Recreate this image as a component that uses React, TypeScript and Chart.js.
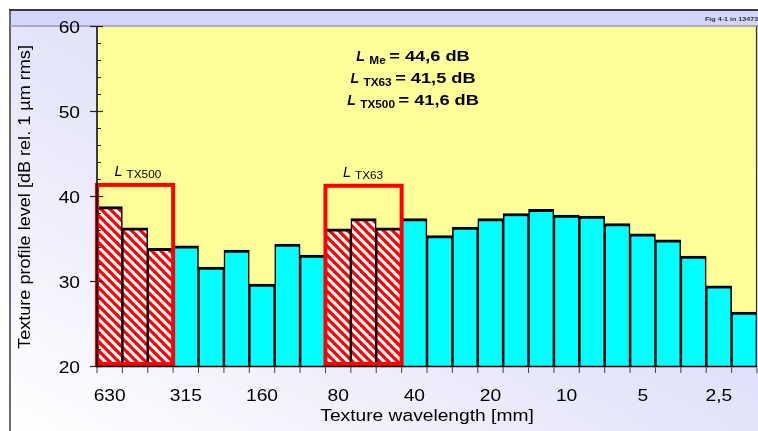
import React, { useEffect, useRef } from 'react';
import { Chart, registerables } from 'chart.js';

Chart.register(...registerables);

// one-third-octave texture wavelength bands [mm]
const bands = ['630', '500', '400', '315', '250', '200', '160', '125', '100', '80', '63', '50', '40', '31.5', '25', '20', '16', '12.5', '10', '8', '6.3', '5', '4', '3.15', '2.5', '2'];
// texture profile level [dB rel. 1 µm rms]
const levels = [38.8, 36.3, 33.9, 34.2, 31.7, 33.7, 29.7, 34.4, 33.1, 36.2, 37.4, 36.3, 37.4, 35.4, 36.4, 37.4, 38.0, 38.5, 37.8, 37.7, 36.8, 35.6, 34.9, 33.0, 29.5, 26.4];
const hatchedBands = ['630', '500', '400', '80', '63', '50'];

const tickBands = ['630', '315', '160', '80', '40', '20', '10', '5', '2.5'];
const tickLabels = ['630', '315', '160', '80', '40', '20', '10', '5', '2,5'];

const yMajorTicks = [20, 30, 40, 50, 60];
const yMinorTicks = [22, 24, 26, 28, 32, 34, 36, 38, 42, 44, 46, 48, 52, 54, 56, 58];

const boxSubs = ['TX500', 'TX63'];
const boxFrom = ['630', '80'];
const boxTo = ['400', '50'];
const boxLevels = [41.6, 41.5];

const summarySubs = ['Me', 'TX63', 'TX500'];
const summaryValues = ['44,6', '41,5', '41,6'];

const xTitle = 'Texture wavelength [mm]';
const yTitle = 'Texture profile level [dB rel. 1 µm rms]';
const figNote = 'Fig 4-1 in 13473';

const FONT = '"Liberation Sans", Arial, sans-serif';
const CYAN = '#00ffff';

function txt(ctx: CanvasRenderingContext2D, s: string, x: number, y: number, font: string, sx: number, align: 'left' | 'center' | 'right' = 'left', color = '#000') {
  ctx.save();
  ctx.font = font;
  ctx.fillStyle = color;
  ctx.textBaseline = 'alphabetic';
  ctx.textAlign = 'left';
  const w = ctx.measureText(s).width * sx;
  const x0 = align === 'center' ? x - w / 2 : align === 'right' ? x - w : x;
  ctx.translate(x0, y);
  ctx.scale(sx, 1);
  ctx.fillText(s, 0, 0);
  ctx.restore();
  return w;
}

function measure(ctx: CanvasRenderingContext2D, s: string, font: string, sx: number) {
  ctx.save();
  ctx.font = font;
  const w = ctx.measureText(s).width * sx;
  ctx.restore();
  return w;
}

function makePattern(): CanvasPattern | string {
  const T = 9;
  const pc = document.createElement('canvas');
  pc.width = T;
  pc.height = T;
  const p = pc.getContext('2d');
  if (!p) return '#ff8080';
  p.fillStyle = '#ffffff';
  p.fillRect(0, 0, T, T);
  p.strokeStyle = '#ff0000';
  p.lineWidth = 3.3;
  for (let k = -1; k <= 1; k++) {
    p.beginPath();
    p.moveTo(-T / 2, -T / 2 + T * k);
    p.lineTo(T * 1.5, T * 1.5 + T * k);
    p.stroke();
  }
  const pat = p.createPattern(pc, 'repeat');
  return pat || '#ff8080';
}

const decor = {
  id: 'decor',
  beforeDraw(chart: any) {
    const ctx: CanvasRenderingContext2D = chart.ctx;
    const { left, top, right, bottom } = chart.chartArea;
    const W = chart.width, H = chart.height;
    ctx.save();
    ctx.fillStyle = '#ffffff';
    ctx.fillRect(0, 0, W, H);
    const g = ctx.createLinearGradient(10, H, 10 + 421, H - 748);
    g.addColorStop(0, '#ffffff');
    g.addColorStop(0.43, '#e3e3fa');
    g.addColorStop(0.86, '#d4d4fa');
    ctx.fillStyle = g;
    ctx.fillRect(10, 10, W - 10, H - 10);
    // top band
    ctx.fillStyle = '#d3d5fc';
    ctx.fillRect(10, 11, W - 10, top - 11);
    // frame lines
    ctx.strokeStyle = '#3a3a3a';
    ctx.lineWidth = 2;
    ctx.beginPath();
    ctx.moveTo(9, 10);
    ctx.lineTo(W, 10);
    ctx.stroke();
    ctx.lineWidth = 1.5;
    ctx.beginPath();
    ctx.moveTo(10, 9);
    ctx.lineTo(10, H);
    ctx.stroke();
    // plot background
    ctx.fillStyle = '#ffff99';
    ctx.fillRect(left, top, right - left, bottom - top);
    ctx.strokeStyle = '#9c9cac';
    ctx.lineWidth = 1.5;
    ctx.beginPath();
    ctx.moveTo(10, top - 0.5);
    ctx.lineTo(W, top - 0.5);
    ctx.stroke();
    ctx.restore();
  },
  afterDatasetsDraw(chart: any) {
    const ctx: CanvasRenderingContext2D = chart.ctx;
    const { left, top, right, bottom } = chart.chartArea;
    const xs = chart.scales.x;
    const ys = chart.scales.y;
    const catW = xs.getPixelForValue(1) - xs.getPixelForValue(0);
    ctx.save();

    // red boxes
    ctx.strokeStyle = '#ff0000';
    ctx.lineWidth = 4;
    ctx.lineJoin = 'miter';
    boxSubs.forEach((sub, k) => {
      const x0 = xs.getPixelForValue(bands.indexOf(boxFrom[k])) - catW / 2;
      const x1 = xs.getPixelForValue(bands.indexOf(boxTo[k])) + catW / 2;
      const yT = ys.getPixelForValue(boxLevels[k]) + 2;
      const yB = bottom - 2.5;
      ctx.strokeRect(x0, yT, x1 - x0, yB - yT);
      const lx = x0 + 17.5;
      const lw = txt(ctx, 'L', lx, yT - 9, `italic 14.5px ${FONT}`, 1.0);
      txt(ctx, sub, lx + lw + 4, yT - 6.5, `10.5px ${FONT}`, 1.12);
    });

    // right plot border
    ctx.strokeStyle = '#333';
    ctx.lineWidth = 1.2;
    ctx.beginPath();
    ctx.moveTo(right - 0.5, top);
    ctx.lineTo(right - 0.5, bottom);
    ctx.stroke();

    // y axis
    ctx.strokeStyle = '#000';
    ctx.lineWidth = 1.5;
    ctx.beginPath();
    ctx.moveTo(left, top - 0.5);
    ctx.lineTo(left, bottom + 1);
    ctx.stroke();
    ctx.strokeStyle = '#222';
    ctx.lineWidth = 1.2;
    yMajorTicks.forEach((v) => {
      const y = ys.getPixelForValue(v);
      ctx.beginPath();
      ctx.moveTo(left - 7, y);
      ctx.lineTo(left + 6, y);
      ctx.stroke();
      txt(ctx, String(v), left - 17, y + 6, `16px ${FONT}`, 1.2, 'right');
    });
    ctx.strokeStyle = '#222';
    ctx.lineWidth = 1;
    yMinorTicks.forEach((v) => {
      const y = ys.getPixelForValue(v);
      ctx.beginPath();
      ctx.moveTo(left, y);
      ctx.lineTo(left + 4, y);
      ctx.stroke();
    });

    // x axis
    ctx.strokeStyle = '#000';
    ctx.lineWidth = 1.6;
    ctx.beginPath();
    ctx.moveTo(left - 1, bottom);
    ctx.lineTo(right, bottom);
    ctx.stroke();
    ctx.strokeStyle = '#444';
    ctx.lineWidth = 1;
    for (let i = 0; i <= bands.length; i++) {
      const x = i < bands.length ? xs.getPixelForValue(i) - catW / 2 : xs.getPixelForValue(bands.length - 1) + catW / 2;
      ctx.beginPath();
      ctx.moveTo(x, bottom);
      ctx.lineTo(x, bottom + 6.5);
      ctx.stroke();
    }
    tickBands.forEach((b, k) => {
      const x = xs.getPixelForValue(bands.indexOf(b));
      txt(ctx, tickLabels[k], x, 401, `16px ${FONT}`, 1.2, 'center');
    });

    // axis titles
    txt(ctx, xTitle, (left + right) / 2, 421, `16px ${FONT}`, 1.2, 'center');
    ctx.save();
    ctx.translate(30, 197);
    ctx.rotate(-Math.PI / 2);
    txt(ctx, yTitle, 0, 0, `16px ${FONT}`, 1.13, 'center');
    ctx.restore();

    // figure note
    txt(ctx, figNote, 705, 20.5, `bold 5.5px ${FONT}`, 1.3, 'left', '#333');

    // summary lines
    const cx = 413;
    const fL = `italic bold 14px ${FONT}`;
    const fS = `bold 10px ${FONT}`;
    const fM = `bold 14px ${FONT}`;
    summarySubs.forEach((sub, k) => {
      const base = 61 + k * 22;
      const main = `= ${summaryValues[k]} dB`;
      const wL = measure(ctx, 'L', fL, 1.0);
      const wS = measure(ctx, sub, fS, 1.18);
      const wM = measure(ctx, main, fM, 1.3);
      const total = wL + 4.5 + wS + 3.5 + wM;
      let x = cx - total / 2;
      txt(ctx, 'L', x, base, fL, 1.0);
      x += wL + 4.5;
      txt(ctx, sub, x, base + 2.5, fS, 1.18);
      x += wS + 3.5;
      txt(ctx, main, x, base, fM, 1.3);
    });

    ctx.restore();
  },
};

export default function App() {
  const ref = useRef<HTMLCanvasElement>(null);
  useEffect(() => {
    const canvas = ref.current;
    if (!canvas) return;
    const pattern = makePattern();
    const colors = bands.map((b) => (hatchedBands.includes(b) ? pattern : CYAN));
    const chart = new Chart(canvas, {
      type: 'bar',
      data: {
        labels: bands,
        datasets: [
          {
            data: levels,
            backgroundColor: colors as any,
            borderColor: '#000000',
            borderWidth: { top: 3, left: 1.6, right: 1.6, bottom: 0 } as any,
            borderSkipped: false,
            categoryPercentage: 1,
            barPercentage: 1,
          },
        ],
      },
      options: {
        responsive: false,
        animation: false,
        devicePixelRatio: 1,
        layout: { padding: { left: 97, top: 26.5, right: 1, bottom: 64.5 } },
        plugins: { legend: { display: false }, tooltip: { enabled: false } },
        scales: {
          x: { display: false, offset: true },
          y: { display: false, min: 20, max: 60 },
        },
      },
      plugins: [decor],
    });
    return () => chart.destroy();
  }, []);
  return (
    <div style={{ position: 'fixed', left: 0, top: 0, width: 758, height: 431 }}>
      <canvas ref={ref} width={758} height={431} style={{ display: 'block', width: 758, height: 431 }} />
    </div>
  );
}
######
YOUR INSTRUCTIONS —
Write out the lines from the start of the material to the line with "Chart.register(...registerables);", inclusive and exactly. Skip the pictures.

RESULT OF THE EXERCISE —
Recreate this image as a component that uses React, TypeScript and Chart.js.
import React, { useEffect, useRef } from 'react';
import { Chart, registerables } from 'chart.js';

Chart.register(...registerables);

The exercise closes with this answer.